▲ | saagarjha 6 days ago | |
40% seems quite lightly utilized tbh | ||
▲ | cpncrunch 6 days ago | parent | next [-] | |
I tend to use 50% as a soft target, which seems like a good compromise. Sometimes it may go a little bit over that, but if it's occasional it shouldn't be an issue. It's not good to go much over 50% on a server (assuming half the cpus are just hyperthreads), because you're essentially relying on your load being able to share the actual cpu cores. At some point, when the load increases too much, there may not be any headroom left for sharing those physical cpus. You then get to the point where adding a little bit more load to 80% suddenly results in 95% utilization. | ||
▲ | kqr 6 days ago | parent | prev | next [-] | |
It depends on how variable the load is, compared to how fast the servers can scale up and down, etc.

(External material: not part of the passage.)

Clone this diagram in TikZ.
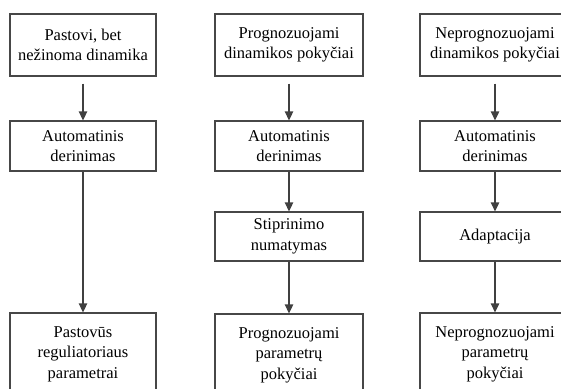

I often have as a rule of thumb to have enough headroom to be able to deal with twice the load while staying within a triple of the response time. You can solve the equations for your specific case, but eyeballing graphs such as [1] I end up somewhere in the area of 40 %. The important part is of course to ask yourself the question "how much increased load may I need to handle, and how much can I degrade system performance in doing so?" You may work in an industry that only ever sees 10 % additional load at timescales where scaling is unfeasible, and then you can pick a significantly higher normal utilisation level. Or maybe you're in an industry where you cannot degrade performance by more than 10 % even if hit by five times the load – then you need a much, much more conservative target for utilisation. | ||
▲ | paravz 5 days ago | parent | prev [-] | |
Cpu utilization %% needs to be contrasted with a "business" metric like latency or RPS. Depending on the environment and hardware 40% can be too utilized or way underutilized |